Dressing sharp is one way to improve manners

Tuesday, July 7, 2009 | 12:01 a.m. CDT

The lineup of June weddings and graduation ceremonies elicited the usual rounds of groans and complaints from some of my friends. We jokingly refer to ourselves as the fashion police, primarily because we mentally and verbally like to sentence people who wear ratty jeans, shorts and T-shirts to dress-up affairs to a year in the House of Mirrors.

I’ve been a fan of well-dressed women since I was a little girl. On a trip to New York several years ago, I planned a visit to Fifth Avenue just for the purpose of sitting on a bench and watching the fashionably dressed women walk by. Unfortunately, I didn’t find out until too late those weekends on the Street of Fashion are left to tourists. Consequently, all I was able to witness was a parade of sloppily attired females who looked as if they were on their way to the Kansas City Zoo.

I am convinced that the way people dress has a lot to do with establishing the tone of an event. Many people are fed up with the poor manners and the bad language they run into practically everywhere they go. I have actually observed that individuals are less likely to misbehave when surrounded by men in suits and ties, and women in hats and gloves.

Additionally, cosmetic and diet plan sales still attest to the fact that women like to look good. While many females protest against the wearing of pantyhose today, for centuries, women fought off attempts to free themselves of corsets and girdles, preferring to retain the look of a well-toned body in spite of the temporary discomfort to which they subjected themselves.

And most of us have noticed that while some are loath to dress up themselves, they don’t miss an opportunity to spend hours behind the television watching celebrity weddings and other occasions where pomp and circumstance carry the day. So I suspect that deep in a lot of women's hearts, there is a yearning for the return of decorum. Maybe we are all sitting around hoping to receive an invitation that says "formal attire only." Perhaps we want somebody to set rules.

For some of us, as young women, dressing for the occasion was as much a part of the event as our attendance. Making certain that the dress, the shoes and, yes, even the makeup was right, was a part of the fun.

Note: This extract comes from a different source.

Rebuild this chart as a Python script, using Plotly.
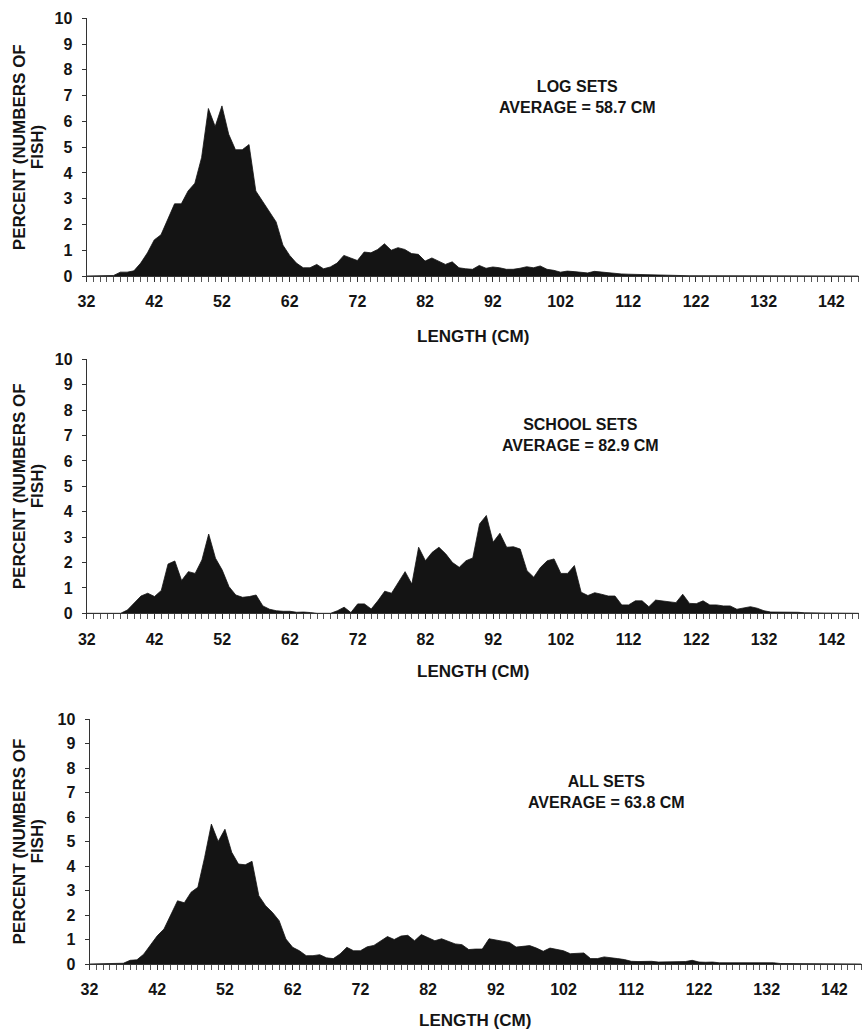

It’s hard to imagine growing up as a female without this rite of passage. In adding up our wins and losses in the struggle for women’s liberation, some women count this rite as a serious loss.

I am certain that many will say that this is just another among the multitude of generational issues we face today. And I am sure, to a certain extent, that’s true. But I believe that it is true also that some people still judge individuals by the way they present themselves to the world at large. I think that must still be the case because I continue to hear job coaches telling people what they need to wear to be considered a good candidate for employment.

There are still many women who insist on being well-dressed. I suspect that those who wear jeans and halter tops to funerals and weddings have childhood issues from which they resent what they feel to be others dictating to them. In the end, I believe they only embarrass themselves because people for the most part don’t care about people who don’t seem to care about themselves, and such is the pity.

In any case, you don’t hear too much these days about "dress codes." But every now and then, the issue comes up. In these hard economic times, I doubt that anyone who has a decent job is willing to risk losing it by playing fast and loose with the job rules. Some employers have solved the problem by requiring employees to wear specific uniforms.

And with the economy at the forefront of most people’s agenda, they seem less concerned with minor social issues. It is more important today to protect the major gains women have made in negotiating the glass ceiling than to dwell on issues of fashion. But it is worth noting that many women complain that the fashion industry tends to cater to the young rather than the more matronly. Maybe the financial crunch will be good time to let the garment-makers know who carries the purse strings.

When money talks, there are few people who fail to listen.